A coalition of state, federal, local and private entities have been working to find ways to increase timber harvest on Oregon’s federally owned lands.
To his credit, Governor Kitzhaber has been attempting to lead the effort to restore sustainable harvest on Oregon’s O&C timberlands.
Last month, a group of six environmentalist organizations wrote a letter to the Governor that appears to be a thinly veiled threat.
The letter is signed by Center for Biologic Diversity, Conservation Northwest, Earthjustice, Northwest Environmental Defense Center, Oregon Wild and Western Environmental Law Center.
Over the past two decades, this group of organizations has been the plaintiffs in a virtual tsunami of environmental lawsuits.
The group alleges that the 1993 Northwest Forest Plan has focused endangered species recovery efforts on federal public lands.
They further assert that this focus has allowed private landowners to continue logging on their lands without significant new restrictions.
The letter appears to suggest that any increase in timber harvest on federal lands must be offset by an equal reduction in timber harvest from state and private lands.
It asserts that conservation requirements for private and state lands in the Northwest region will need to be revisited and increased.
Moreover, it suggests that timber harvest from state and private lands over the past twenty years would need to be mitigated for the hundreds of thousands of acres of habitat they allege were irreversibly removed by timber harvest.
It declares that state and private landowners would be legally responsible to increase their conservation efforts in the event that federal conservation contributions are reduced.
The letter urges the Governor to carefully consider the risks, because no one wants to see a return to conflict, controversy and regulatory uncertainty.
In my opinion, all that uncertainty and conflict was largely the result of environmental lawsuits.
The letter does not mention that the Northwest Forest Plan has been an abject failure for virtually every segment of society, except for environmental organizations whose primary source of revenue is lawsuits.
Timber harvest on federal lands has plummeted more than ninety percent since 1993.
Oregon’s timber harvest infrastructure has been decimated.
Most of the towns and communities that were dependent on federal forest harvest have suffered devastating double digit unemployment for two decades.
The economy and social fiber of these towns and communities have suffered irreversible damage.
Federal forest management has been virtually eliminated under the Northwest Forest Plan.
Widespread forest disease and death, from unmanaged pestilence, has destroyed millions of acres of once vibrant and valuable forestland.
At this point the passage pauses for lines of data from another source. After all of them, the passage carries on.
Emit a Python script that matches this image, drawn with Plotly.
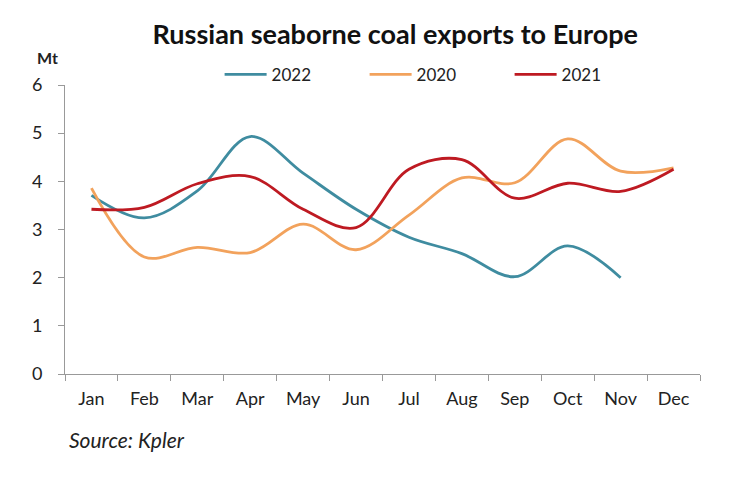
import plotly.graph_objects as go

months = ["Jan", "Feb", "Mar", "Apr", "May", "Jun", "Jul", "Aug", "Sep", "Oct", "Nov", "Dec"]
y2022 = [3.71, 3.24, 3.8, 4.93, 4.17, 3.42, 2.84, 2.5, 2.02, 2.66, 2.0]
y2020 = [3.86, 2.43, 2.63, 2.52, 3.11, 2.58, 3.3, 4.07, 3.97, 4.88, 4.21, 4.28]
y2021 = [3.42, 3.46, 3.95, 4.1, 3.42, 3.04, 4.25, 4.45, 3.65, 3.96, 3.79, 4.25]

series = [
    ("2022", y2022, "#3F8CA0"),
    ("2020", y2020, "#F2A25C"),
    ("2021", y2021, "#BE1A22"),
]

FONT = "Lato"
fig = go.Figure()
for name, vals, col in series:
    fig.add_trace(go.Scatter(
        x=months[:len(vals)], y=vals, name=name, mode="lines",
        line=dict(color=col, width=2.8, shape="spline", smoothing=1.0),
    ))

fig.update_layout(
    width=736, height=481,
    margin=dict(l=65, r=36, t=85, b=107),
    paper_bgcolor="white", plot_bgcolor="white",
    font=dict(family=FONT, size=17, color="#222"),
    title=dict(text="<b>Russian seaborne coal exports to Europe</b>",
               x=0.537, xanchor="center", y=0.928, yanchor="middle",
               font=dict(family=FONT, size=27, color="#111")),
    legend=dict(orientation="h", x=0.586, xanchor="center", y=1.035, yanchor="middle",
                font=dict(family=FONT, size=17, color="#222"),
                itemwidth=42, tracegroupgap=0, entrywidth=88),
    showlegend=True,
)
fig.update_xaxes(
    type="category", categoryorder="array", categoryarray=months,
    range=[-0.5, 11.5], showline=True, linecolor="#999", linewidth=1,
    ticks="outside", tickson="boundaries", ticklen=6, tickcolor="#999",
    showgrid=False, zeroline=False, ticklabelstandoff=8,
    tickfont=dict(size=18),
)
fig.update_yaxes(
    range=[0, 6], dtick=1, showline=True, linecolor="#999", linewidth=1,
    ticks="outside", ticklen=6, tickcolor="#999", showgrid=False, zeroline=False,
    ticklabelstandoff=12, tickfont=dict(size=18),
)
fig.add_annotation(text="<b>Mt</b>", xref="paper", yref="paper", x=-0.027, y=1.095,
                   xanchor="center", yanchor="middle", showarrow=False,
                   font=dict(family=FONT, size=16, color="#222"))
fig.add_annotation(text="<i>Source: Kpler</i>", xref="paper", yref="paper", x=0.003, y=-0.225,
                   xanchor="left", yanchor="middle", showarrow=False,
                   font=dict(family=FONT, size=21, color="#222"))

fig.write_html("out.html", config={"displayModeBar": False},
               post_script="document.body.style.margin='0px';")
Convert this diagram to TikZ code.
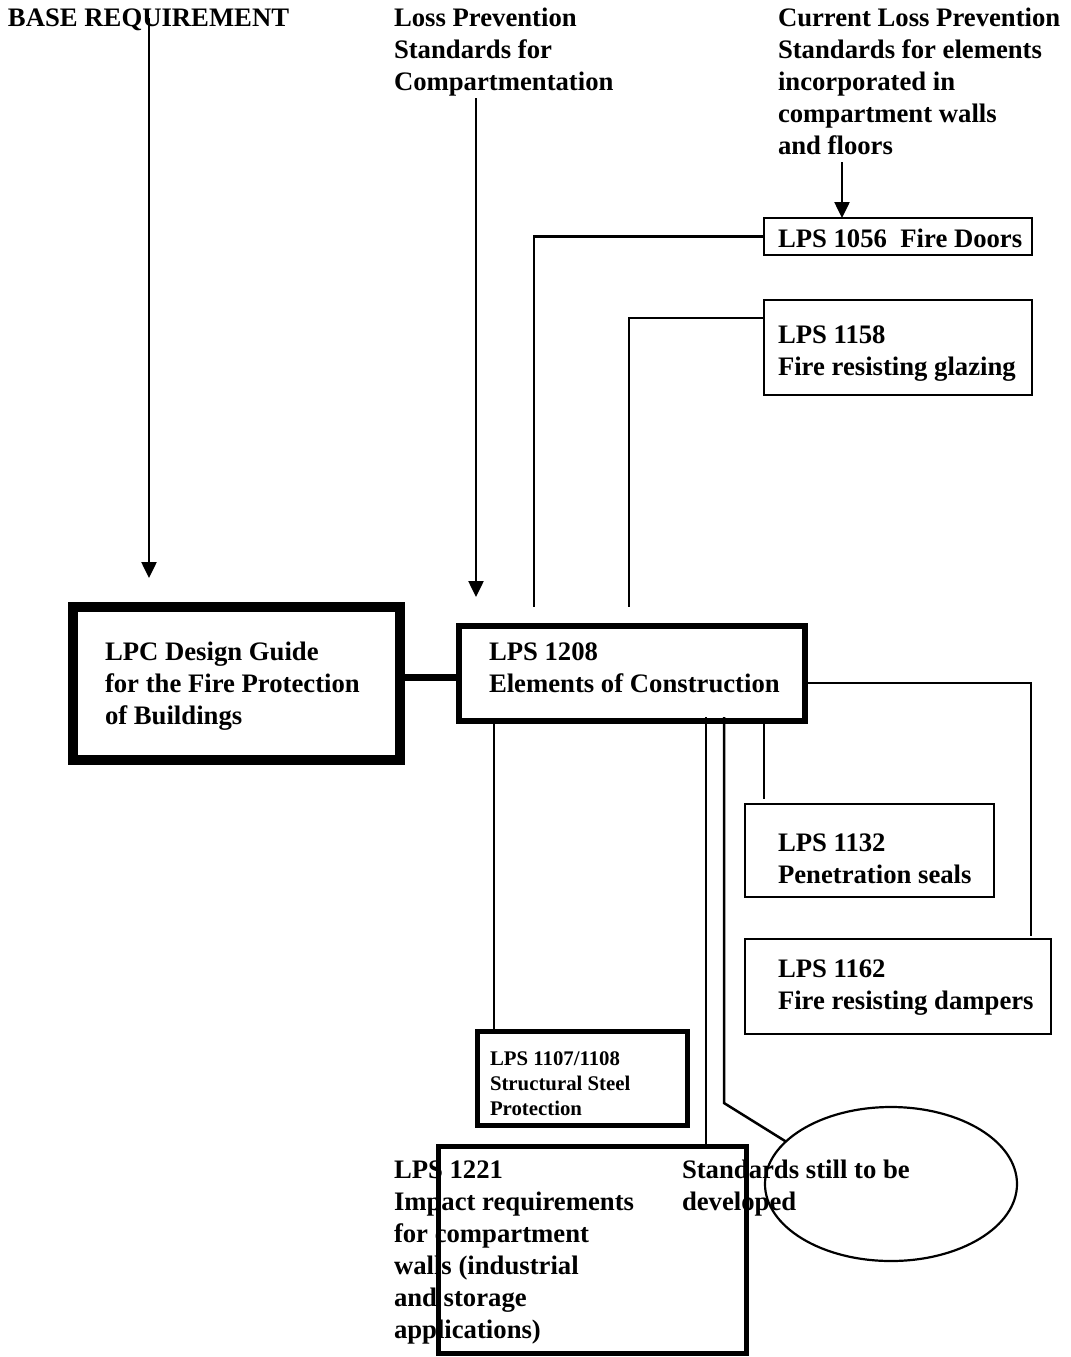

The ninety percent reduction in forest harvest has resulted in over- crowding as well as an incredible accumulation of ground and ladder fuels.
The combination of conditions has resulted in innumerable, horrific wildfires that have totally destroyed millions of acres of harvestable forests, watersheds and ecosystems.
Also not mentioned is that the Northwest Forest Plan is based on false assumptions.
The assumption, that the Northern Spotted Owl was endangered and that diminishing old growth forest habitat was responsible for the decline of the Owl, appears to be untrue.
It has since been determined by empirical data collection and observation that the Owl can, and does, survive in virtually any forest habitat.
Further, the Owl has continued to decline in numbers even though federal forest harvest has been reduced by ninety percent for nearly twenty years.
It has now become obvious to most observers that the decline of the Northern Spotted Owl is primarily caused by the natural encroachment and competition of the Barred Owl.
All of this forest destruction and the decimation of rural communities could have been avoided had empirical, reproducible science been employed in the original decisions regarding the Northwest Forest Plan.
However, the Plan has created an environment where litigious supposedly ecofriendly organizations are able to flourish and prosper.
Many of these organizations support their operations and growth primarily from revenue derived from settlement of third party lawsuits that challenge decisions made under federal law.
It is not only in their best interest to keep the controversy alive, it is essential to their existence.
Their letter to the Governor is supposedly written on behalf of tens of thousands of members and supporters.
It is copied to nearly twenty private forest management firms in an apparent extension of the implied threat.
I urge hundreds of thousands of Oregonians to write our Governor in support of his efforts to restore sanity to federal forest management.